What is being asked :: Scan the data for "this" and copy the lines it appears in.

Dataset records ::
◇ ◇ ◇ ◇ ◇

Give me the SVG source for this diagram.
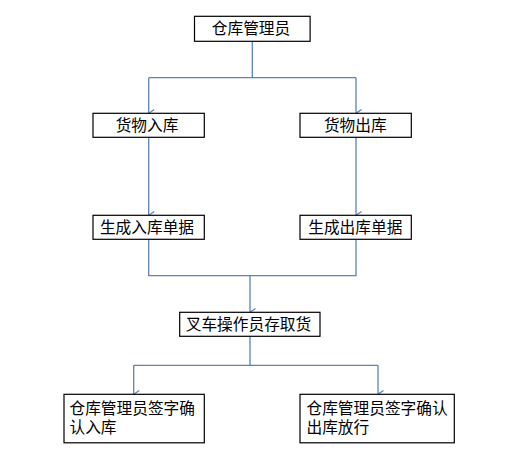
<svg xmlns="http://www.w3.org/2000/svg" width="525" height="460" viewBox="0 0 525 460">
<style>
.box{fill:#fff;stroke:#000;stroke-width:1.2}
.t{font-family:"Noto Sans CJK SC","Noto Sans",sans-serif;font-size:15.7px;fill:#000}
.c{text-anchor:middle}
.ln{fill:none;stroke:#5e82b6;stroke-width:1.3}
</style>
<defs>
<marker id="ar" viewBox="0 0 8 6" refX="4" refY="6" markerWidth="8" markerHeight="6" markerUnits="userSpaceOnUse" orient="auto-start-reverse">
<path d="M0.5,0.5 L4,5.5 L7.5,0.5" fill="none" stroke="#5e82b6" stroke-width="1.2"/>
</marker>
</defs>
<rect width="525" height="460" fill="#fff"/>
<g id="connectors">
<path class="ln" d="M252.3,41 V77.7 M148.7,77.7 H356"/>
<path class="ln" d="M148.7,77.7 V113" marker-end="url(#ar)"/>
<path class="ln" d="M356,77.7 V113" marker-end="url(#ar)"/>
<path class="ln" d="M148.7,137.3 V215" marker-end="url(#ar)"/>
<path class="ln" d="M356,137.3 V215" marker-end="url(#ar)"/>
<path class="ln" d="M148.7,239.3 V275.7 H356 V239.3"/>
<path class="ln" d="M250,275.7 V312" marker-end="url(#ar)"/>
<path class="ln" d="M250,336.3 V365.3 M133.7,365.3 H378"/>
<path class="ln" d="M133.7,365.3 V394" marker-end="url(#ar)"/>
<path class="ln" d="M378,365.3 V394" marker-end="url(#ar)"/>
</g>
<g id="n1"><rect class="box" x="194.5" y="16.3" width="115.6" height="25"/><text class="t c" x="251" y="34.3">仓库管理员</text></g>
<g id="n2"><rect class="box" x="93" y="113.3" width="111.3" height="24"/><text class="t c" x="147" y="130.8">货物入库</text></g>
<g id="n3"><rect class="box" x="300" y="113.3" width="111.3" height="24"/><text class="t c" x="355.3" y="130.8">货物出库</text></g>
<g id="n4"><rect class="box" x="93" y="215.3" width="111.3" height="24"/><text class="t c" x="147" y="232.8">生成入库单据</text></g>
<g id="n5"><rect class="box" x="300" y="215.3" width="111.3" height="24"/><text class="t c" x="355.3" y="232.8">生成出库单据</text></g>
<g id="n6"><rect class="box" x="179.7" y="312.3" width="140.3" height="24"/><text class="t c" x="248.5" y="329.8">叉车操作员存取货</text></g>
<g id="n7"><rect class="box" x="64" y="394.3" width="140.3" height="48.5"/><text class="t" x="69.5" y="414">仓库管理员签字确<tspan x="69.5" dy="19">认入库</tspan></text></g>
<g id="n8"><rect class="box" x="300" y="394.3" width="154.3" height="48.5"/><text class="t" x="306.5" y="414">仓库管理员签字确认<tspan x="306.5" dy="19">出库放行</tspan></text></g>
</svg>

◇ ◇ ◇ ◇ ◇

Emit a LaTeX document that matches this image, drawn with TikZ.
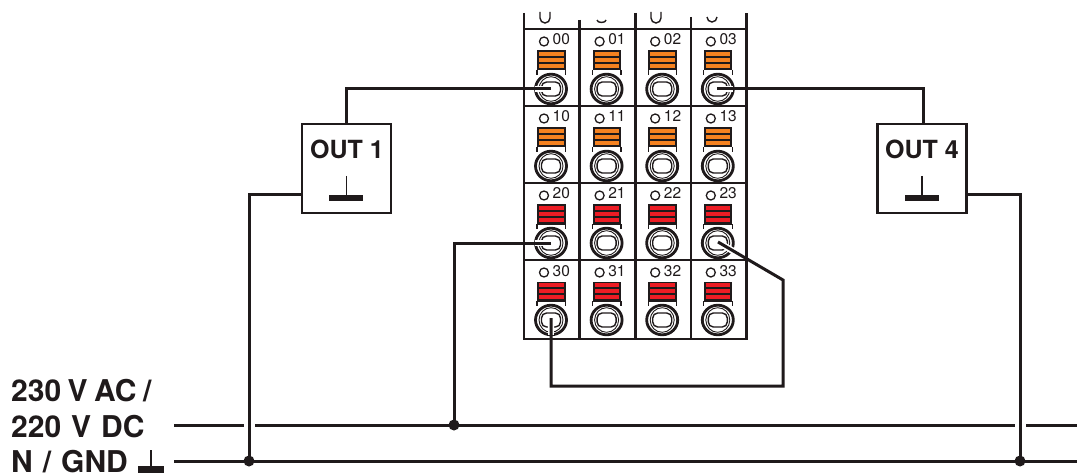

◇ ◇ ◇ ◇ ◇

Exercise answer ::
Give me the SVG source for this diagram.
Emit a LaTeX document that matches this image, drawn with TikZ.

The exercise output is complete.